Data extract –
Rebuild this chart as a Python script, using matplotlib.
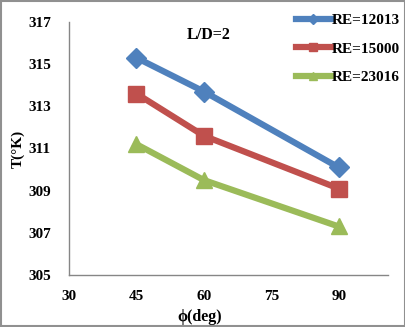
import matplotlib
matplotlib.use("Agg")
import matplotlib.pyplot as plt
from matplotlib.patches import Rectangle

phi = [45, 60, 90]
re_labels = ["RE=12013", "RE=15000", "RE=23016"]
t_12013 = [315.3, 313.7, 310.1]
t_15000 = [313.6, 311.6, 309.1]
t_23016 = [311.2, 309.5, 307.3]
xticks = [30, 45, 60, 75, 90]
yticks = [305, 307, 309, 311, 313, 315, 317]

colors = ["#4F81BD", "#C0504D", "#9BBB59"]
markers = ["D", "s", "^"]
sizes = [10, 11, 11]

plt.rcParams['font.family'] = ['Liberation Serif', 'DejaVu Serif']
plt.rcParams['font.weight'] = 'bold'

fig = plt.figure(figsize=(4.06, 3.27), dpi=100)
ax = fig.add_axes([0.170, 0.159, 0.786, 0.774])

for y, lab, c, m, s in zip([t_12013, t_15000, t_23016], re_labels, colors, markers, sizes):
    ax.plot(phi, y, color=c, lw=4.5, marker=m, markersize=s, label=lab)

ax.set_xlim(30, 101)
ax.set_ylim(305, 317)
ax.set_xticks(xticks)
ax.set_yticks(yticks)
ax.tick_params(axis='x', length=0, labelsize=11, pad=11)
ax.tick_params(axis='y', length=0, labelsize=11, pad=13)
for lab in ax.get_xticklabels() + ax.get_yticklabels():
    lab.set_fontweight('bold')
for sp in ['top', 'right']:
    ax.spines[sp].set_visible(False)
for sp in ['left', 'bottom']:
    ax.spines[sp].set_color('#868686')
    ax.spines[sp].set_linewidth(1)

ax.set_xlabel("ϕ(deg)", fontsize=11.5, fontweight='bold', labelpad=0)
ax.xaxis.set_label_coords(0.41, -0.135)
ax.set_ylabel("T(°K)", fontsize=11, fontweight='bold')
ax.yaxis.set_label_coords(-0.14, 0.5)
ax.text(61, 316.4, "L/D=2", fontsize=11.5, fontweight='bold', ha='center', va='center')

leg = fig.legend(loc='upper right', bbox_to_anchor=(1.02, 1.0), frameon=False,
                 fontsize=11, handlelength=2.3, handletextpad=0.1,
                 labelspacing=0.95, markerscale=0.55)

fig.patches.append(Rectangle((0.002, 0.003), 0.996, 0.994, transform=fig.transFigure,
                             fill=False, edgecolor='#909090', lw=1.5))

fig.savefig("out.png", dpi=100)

Stated goal –
Please write out all the data again word for word, but not the pictures.

Problem solution –
Rebuild this chart as a Python script, using matplotlib.
import matplotlib
matplotlib.use("Agg")
import matplotlib.pyplot as plt
from matplotlib.patches import Rectangle

phi = [45, 60, 90]
re_labels = ["RE=12013", "RE=15000", "RE=23016"]
t_12013 = [315.3, 313.7, 310.1]
t_15000 = [313.6, 311.6, 309.1]
t_23016 = [311.2, 309.5, 307.3]
xticks = [30, 45, 60, 75, 90]
yticks = [305, 307, 309, 311, 313, 315, 317]

colors = ["#4F81BD", "#C0504D", "#9BBB59"]
markers = ["D", "s", "^"]
sizes = [10, 11, 11]

plt.rcParams['font.family'] = ['Liberation Serif', 'DejaVu Serif']
plt.rcParams['font.weight'] = 'bold'

fig = plt.figure(figsize=(4.06, 3.27), dpi=100)
ax = fig.add_axes([0.170, 0.159, 0.786, 0.774])

for y, lab, c, m, s in zip([t_12013, t_15000, t_23016], re_labels, colors, markers, sizes):
    ax.plot(phi, y, color=c, lw=4.5, marker=m, markersize=s, label=lab)

ax.set_xlim(30, 101)
ax.set_ylim(305, 317)
ax.set_xticks(xticks)
ax.set_yticks(yticks)
ax.tick_params(axis='x', length=0, labelsize=11, pad=11)
ax.tick_params(axis='y', length=0, labelsize=11, pad=13)
for lab in ax.get_xticklabels() + ax.get_yticklabels():
    lab.set_fontweight('bold')
for sp in ['top', 'right']:
    ax.spines[sp].set_visible(False)
for sp in ['left', 'bottom']:
    ax.spines[sp].set_color('#868686')
    ax.spines[sp].set_linewidth(1)

ax.set_xlabel("ϕ(deg)", fontsize=11.5, fontweight='bold', labelpad=0)
ax.xaxis.set_label_coords(0.41, -0.135)
ax.set_ylabel("T(°K)", fontsize=11, fontweight='bold')
ax.yaxis.set_label_coords(-0.14, 0.5)
ax.text(61, 316.4, "L/D=2", fontsize=11.5, fontweight='bold', ha='center', va='center')

leg = fig.legend(loc='upper right', bbox_to_anchor=(1.02, 1.0), frameon=False,
                 fontsize=11, handlelength=2.3, handletextpad=0.1,
                 labelspacing=0.95, markerscale=0.55)

fig.patches.append(Rectangle((0.002, 0.003), 0.996, 0.994, transform=fig.transFigure,
                             fill=False, edgecolor='#909090', lw=1.5))

fig.savefig("out.png", dpi=100)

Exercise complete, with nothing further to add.